**Task to carry out:** Transcribe only the lines of the listing below from the one holding "Write the Plotly code for this chart." through the one holding "if close else", inclusive, without any change.

>> START Record extracts

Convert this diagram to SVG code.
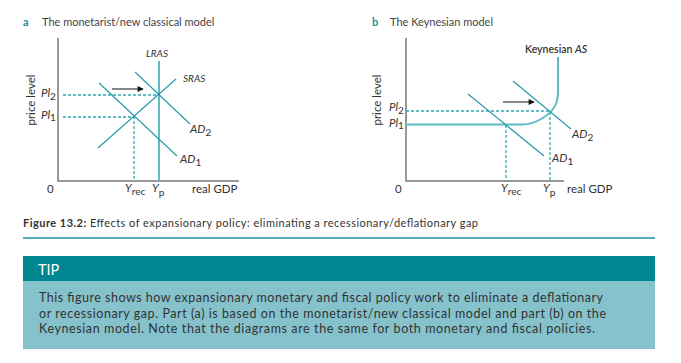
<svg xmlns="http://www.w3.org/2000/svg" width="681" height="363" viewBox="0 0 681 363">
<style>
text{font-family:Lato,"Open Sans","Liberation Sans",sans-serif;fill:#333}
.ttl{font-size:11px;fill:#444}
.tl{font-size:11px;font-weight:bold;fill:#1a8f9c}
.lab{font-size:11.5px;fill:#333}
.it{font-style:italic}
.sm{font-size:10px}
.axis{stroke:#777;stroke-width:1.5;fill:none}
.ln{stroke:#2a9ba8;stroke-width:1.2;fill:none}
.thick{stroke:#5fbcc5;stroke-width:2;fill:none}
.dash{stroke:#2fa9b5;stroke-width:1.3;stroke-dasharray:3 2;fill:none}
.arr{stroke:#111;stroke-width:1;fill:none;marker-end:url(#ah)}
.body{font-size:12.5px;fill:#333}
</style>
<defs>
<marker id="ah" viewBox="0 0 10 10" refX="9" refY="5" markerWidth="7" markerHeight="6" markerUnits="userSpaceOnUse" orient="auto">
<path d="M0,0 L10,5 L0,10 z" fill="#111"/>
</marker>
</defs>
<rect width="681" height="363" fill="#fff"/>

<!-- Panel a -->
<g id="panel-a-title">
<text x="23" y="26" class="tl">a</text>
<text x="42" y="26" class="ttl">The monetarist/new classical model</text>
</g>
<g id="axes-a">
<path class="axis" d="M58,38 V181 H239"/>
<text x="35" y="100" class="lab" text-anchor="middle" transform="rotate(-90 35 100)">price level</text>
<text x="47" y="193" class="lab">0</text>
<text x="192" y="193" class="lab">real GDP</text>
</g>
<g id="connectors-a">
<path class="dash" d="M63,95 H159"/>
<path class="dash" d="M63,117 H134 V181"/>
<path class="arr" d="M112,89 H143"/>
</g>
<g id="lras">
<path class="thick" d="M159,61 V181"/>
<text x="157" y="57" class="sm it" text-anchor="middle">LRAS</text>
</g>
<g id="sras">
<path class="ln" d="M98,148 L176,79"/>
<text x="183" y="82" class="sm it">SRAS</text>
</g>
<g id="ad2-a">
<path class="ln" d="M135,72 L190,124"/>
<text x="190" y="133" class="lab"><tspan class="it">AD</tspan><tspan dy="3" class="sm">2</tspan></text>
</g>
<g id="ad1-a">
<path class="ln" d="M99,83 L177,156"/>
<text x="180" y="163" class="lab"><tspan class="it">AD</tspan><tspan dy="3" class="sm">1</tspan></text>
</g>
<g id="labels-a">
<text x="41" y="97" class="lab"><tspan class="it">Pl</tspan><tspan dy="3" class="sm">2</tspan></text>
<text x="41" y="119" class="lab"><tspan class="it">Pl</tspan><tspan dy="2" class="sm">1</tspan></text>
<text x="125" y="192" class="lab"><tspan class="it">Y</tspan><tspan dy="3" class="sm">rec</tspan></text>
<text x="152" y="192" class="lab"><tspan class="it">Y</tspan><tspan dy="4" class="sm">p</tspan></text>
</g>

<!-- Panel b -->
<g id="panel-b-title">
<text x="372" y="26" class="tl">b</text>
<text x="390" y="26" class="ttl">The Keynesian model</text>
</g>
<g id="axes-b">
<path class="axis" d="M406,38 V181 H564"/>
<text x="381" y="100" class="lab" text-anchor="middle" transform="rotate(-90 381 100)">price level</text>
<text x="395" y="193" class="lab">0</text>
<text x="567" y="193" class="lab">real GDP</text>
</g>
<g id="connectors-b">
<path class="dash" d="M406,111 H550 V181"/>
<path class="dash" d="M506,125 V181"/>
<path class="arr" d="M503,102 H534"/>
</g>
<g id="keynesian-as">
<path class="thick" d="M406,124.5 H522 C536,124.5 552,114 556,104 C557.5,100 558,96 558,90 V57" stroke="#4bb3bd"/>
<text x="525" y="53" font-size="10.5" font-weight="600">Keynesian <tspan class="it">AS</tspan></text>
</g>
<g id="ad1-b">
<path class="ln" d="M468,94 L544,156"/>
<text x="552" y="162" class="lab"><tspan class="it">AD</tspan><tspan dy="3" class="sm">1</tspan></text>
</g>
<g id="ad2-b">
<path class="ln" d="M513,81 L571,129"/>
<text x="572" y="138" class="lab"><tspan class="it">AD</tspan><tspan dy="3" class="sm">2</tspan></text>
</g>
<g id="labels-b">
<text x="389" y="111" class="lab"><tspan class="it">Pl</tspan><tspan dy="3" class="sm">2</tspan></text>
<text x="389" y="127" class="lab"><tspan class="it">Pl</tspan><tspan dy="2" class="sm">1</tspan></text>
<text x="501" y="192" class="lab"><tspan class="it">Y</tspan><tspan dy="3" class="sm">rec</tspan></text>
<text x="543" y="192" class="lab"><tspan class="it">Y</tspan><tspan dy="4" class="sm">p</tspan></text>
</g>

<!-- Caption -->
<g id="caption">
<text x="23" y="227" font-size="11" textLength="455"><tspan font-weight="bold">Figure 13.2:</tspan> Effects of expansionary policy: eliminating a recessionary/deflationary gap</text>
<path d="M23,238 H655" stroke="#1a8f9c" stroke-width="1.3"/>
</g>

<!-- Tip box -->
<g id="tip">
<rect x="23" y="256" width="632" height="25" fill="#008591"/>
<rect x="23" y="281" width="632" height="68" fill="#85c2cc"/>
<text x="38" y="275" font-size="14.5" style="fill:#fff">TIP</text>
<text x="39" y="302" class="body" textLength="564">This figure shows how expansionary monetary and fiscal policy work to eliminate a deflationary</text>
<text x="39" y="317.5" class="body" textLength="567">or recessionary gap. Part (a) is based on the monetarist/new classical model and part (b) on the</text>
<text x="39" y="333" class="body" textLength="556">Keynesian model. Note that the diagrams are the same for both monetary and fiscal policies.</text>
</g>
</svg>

>> END Record extracts
>> START Record extracts

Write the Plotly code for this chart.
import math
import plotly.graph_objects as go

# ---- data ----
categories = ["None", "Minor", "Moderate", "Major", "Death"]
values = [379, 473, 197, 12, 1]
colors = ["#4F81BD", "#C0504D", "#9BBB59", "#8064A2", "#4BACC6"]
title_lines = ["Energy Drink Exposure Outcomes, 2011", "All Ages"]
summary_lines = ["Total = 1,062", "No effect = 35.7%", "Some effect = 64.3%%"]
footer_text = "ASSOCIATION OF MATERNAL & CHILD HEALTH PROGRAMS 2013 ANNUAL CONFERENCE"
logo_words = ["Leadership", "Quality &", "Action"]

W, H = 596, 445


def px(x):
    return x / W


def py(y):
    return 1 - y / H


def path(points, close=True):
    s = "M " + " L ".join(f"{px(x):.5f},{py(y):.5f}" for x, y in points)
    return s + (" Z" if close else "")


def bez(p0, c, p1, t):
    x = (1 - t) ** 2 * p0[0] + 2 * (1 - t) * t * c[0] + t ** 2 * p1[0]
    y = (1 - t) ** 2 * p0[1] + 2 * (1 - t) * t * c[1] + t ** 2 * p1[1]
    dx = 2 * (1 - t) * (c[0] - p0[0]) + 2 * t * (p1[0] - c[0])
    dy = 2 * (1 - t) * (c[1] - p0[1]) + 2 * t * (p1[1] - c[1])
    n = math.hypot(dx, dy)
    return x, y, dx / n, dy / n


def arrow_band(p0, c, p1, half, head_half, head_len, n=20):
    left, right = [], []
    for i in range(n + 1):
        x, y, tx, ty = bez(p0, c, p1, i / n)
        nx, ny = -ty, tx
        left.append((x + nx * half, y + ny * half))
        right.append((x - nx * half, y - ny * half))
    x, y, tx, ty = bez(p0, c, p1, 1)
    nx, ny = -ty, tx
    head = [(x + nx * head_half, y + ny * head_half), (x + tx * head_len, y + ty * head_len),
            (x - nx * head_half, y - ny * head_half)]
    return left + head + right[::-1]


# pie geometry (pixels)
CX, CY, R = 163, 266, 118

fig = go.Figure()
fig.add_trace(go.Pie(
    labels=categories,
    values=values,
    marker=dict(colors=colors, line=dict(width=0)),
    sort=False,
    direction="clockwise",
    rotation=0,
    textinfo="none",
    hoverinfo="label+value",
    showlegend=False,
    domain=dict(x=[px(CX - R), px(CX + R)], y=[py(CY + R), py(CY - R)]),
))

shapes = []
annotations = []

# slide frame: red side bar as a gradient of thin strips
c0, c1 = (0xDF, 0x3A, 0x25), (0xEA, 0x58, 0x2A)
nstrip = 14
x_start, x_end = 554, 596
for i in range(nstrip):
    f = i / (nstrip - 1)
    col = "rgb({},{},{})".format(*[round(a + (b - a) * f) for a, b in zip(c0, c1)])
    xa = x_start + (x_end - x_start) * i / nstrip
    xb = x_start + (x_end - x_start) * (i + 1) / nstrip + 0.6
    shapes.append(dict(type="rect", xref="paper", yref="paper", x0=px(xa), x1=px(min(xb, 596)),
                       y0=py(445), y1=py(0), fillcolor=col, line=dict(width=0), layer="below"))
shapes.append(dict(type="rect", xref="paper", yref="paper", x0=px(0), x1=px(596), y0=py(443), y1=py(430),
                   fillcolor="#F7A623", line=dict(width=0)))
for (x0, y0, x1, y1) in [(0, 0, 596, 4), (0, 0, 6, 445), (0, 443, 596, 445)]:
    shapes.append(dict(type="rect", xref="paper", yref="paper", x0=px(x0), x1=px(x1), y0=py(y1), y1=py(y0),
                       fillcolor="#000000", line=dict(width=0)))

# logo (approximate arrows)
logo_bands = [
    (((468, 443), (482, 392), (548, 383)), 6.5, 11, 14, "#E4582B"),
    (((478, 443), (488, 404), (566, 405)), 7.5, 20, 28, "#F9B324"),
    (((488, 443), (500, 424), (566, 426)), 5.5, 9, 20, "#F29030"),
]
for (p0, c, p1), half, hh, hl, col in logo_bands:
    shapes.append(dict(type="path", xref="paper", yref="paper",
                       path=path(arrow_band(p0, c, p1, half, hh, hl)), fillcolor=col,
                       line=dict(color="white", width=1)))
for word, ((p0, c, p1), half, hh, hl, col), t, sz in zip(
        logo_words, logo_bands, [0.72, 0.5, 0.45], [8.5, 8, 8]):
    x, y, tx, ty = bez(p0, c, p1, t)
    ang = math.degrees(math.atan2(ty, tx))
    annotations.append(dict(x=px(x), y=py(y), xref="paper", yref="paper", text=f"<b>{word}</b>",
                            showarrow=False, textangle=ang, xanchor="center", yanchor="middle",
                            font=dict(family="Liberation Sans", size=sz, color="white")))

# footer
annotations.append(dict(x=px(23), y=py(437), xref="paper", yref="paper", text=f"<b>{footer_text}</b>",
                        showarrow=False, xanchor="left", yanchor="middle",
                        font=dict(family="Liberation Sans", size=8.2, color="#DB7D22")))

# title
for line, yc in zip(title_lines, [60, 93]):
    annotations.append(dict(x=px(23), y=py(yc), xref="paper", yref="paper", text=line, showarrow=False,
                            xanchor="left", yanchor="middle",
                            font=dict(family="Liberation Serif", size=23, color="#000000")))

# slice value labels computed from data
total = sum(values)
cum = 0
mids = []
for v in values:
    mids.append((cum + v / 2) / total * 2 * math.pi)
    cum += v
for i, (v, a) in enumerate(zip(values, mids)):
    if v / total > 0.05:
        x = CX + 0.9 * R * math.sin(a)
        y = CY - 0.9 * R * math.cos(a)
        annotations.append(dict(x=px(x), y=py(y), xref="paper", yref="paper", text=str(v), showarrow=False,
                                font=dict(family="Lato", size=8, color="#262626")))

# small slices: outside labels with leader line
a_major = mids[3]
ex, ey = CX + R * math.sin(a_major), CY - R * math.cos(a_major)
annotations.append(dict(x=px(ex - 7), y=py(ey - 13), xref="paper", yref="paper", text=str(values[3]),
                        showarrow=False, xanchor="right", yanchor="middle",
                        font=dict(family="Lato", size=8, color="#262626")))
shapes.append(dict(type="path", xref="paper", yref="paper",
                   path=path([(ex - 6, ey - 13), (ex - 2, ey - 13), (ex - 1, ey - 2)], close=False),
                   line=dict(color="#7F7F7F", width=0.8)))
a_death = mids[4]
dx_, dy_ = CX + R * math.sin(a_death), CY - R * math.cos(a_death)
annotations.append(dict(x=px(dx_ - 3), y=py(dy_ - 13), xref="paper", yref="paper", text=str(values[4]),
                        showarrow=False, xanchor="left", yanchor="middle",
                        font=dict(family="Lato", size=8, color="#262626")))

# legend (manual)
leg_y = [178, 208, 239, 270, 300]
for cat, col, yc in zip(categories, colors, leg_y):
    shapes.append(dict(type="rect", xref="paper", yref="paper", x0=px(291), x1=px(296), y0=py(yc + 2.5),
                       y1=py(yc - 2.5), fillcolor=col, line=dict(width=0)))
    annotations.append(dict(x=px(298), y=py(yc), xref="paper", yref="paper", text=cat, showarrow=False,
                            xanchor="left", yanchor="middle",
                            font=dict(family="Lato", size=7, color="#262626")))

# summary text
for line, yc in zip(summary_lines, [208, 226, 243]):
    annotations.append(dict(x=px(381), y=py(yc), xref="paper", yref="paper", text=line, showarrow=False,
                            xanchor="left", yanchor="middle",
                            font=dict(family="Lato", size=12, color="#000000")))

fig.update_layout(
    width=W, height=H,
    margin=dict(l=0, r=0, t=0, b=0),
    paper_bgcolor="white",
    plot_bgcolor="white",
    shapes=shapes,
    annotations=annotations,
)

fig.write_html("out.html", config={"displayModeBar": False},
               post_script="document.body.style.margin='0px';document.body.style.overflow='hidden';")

>> END Record extracts

**The reply:**
Write the Plotly code for this chart.
import math
import plotly.graph_objects as go

# ---- data ----
categories = ["None", "Minor", "Moderate", "Major", "Death"]
values = [379, 473, 197, 12, 1]
colors = ["#4F81BD", "#C0504D", "#9BBB59", "#8064A2", "#4BACC6"]
title_lines = ["Energy Drink Exposure Outcomes, 2011", "All Ages"]
summary_lines = ["Total = 1,062", "No effect = 35.7%", "Some effect = 64.3%%"]
footer_text = "ASSOCIATION OF MATERNAL & CHILD HEALTH PROGRAMS 2013 ANNUAL CONFERENCE"
logo_words = ["Leadership", "Quality &", "Action"]

W, H = 596, 445


def px(x):
    return x / W


def py(y):
    return 1 - y / H


def path(points, close=True):
    s = "M " + " L ".join(f"{px(x):.5f},{py(y):.5f}" for x, y in points)
    return s + (" Z" if close else "")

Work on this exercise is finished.